In any parent-child relationship, there are regular highs and lows. Over time, though, you have the opportunity to help your child grow into a well-adjusted adult. Still, if you share parenting duties with a former spouse, you may face some unique challenges. For example, your ex-partner may try to undercut your authority or otherwise turn your kids against you. Doing so is rarely in the best interests of your children, however.
Parental alienation is a serious matter in Illinois. This happens when one parent attempts to ruin the other parent’s relationship with his or her children. Clearly, because parental alienation can wreak havoc on the mental and emotional well-being of your kids, you must understand both how to identify it and how to stop it.

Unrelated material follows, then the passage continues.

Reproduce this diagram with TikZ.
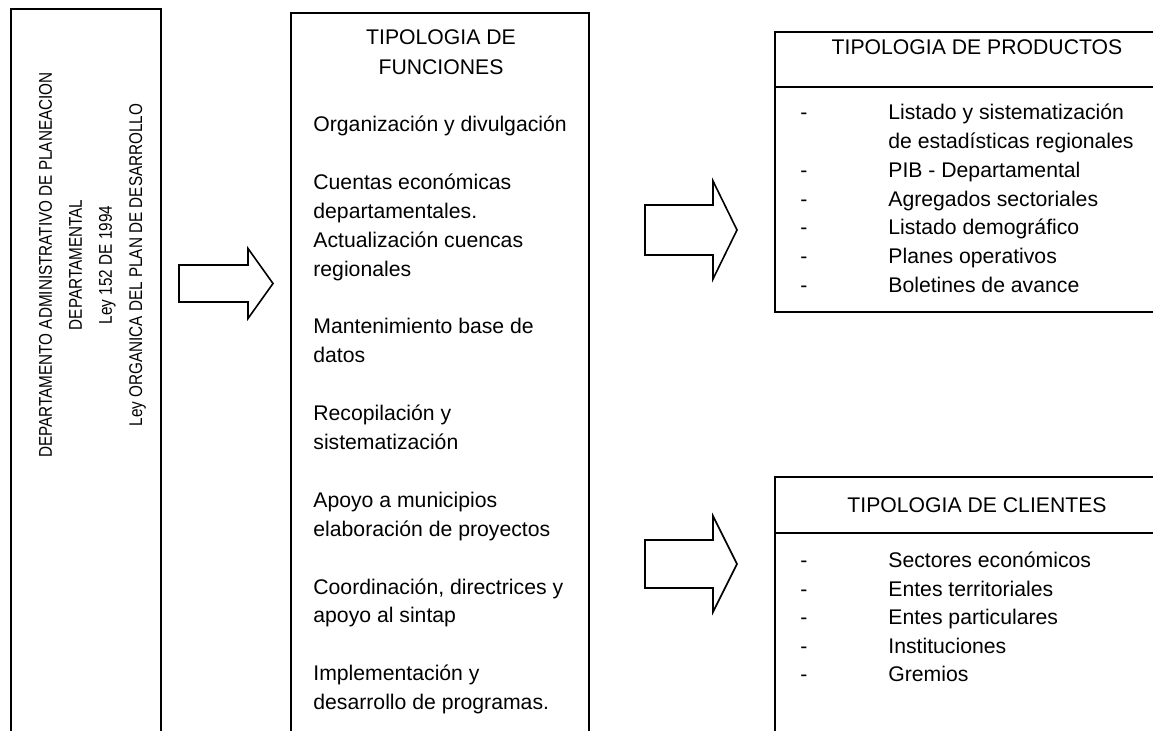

Identifying parental alienation
Because parental alienation can come in a variety of forms, identifying it can be somewhat difficult. Still, any words or actions that interfere with your relationship with your kids have the potential to be alienating. While the following list is not exhaustive, here are some common examples of parental alienation:
- Falsely accusing a co-parent of abuse, neglect or other reprehensible actions
- Asking the children not to communicate with a co-parent
- Telling the kids untrue or disparaging information about the other parent
- Interfering with the co-parent’s ability to see the children
Stopping parental alienation
If your former partner engages in parental alienation, your kids may begin to dislike, distrust or downright despise you. Even worse, they may suffer long-term emotional trauma. If you suspect your ex-spouse is trying to damage your relationship with your kids, you must carefully document the parental alienation. You may also have to ask a judge to modify an existing parenting order.
Your relationship with your children is one of the more consequential ones you are likely ever to have. As such, you must work diligently to protect it from an alienating co-parent. By understanding how to identify and stop parental alienation, you boost your chances of getting the most out of your parent-child relationship.